As a consequence it relies on Microsoft's own internal technical department to identify the flaws, which is necessarily slow and inexact. Updates are free, but for IT departments they are costly and time consuming to install. Their growing regularity is causing IT directors to question whether Microsoft is really worth the price. If hackers gain access to elements of the source code, it makes the situation potentially much worse, as they would then have the opportunity to find the flaws themselves, causing a mass break down in security.

The chances of that happening grow stronger by the month. Indeed Microsoft is being steadily hoisted by its own petard. Post September 11, there was growing concern in the US and overseas over the security implications of a closed system product. Microsoft responded with its Government Security Program, which released parts of its source code with tight security to a select group of government agencies and connected educational establishments. Some large corporations were also given access to chunks of the code. This may have helped reassure elite customers, but it has almost certainly increased the chances of the code leaking more generally into the public domain.
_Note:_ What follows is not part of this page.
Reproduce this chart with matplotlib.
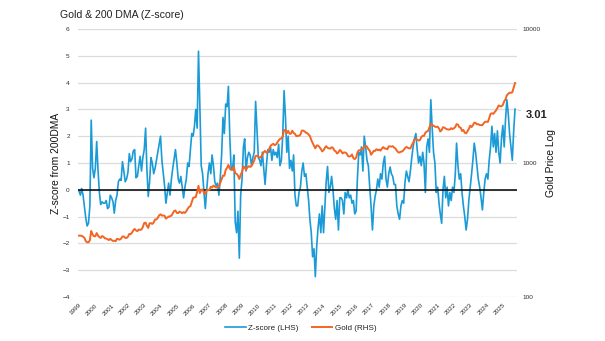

Microsoft is one of the world's greatest ever entrepreneurial achievements, and likely to be a lasting one at that. In the little more than 25 years it has been in existence, its products have become hardwired into virtually all aspects of the world economy. Such a core infrastructure isn't easily challenged or dismantled. Yet when a tipping point is reached, it tends to happen quite quickly. In growing numbers, corporations and government agencies are voting with their feet and quitting for less expensive and perhaps ultimately more trustworthy open source software. Microsoft will be with us for many years to come, but its glory years are already behind us.

Vodafone/AT&T

Vodafone is the only mobile phone company in the world with something approaching a global foot print and a global brand strategy to match. Yet there are two key geographic areas where the prize of achieving control of a market leading mobile phone network continues to elude. One is France, where Vodafone must play junior partner to Vivendi in SFR, the number two in the market. The other is potentially the biggest market of the lot, the United States. Here again, Vodafone has a substantial economic interest in the region through its 45 per cent holding of Verizon Wireless, but it doesn't have control (the majority stake is held by the separately quoted Verizon Communications), and is, therefore, unable to impose its own brand, systems and technology on the company. Hence Vodafone's interest in the auction for AT&T Wireless.

Trouble is that Verizon is the biggest and the best. AT&T Wireless is a struggling third in the hierarchy, with a clapped out network and a bombed out management to match. Verizon is a much more obviously desirable property than AT&T Wireless, despite the fact that it runs on a different technology to Vodafone's dominant GSM standard, but unfortunately it is not for sale. AT&T Wireless, on the other hand, can indeed be bought and recreated in Vodafone's image.

For regulatory reasons, Vodafone wouldn't be allowed to own both. The question facing the company's board; is it worth swapping Vodafone's minority holding in the biggest and the best but with no chance of integration into the whole for control of an also ran in need of substantial new investment? Add to that the possibility that sale of the Verizon stake would trigger potentially vast tax liabilities, and the judgement call becomes more difficult still. In the short term at least, any such swap would be hugely value destructive. Arun Sarin, Vodafone's newish chief executive, is stuck between a rock and a hard place.

What we do know is that Vodafone had definitely lodged a bid by last night's deadline for the AT&T auction, and at $35bn, a pretty full one it is too. However, this doesn't necessarily tell us anything about Mr Sarin's ultimate intentions. In order to win a seat at the table, he has to appear serious. If he so much as blinks, the game's up. It could be his real purpose is merely to examine the books and forcing the main rival in the auction, Cingular, a partnership of Bell South and SBC Communications, to overpay.

Both publicly and privately, Mr Sarin is inscrutable. He appears in deadly ernest, but can be really be serious? His shareholders are almost universally sceptical as to the merits of buying AT&T Wireless, and the board too is worried by the consequences. Since Vodafone's interest in the auction became public, its share price has fallen by nearly 10 per cent. If it wins, the shares will undoubtedly fall further still.

Mr Sarin's task would be to persuade the City that the opportunity value of spreading the Vodafone brand to the United States will, in the long term, be worth more than the short-run cost of bailing out of Verizon and revitalising AT&T Wireless. It's a tall order.

There are undoubtedly merits in Vodafone'sglobal brand strategy, but the benefit is, in the main, intangible and hard to quantify. Few customers outside a jet-setting business elite are likely to sign up with Vodafone simply because its mobile phone handsets will work in Japan and the US as well as Europe. In any case, that kind of inter-operability will soon be common to all networks. As for tariff structures, they are always likely to be determined locally.

There may be some cost benefits in global advertising and procurement, while the advantages of scale ought to allow the global brand to stay ahead of the game in the provision of unique applications, which in turn should help drive subscriber retention and growth. But it's hard to see how any of these synergies might outweigh the cost. If I were in Cingular's position, I'd call Mr Sarin's bluff.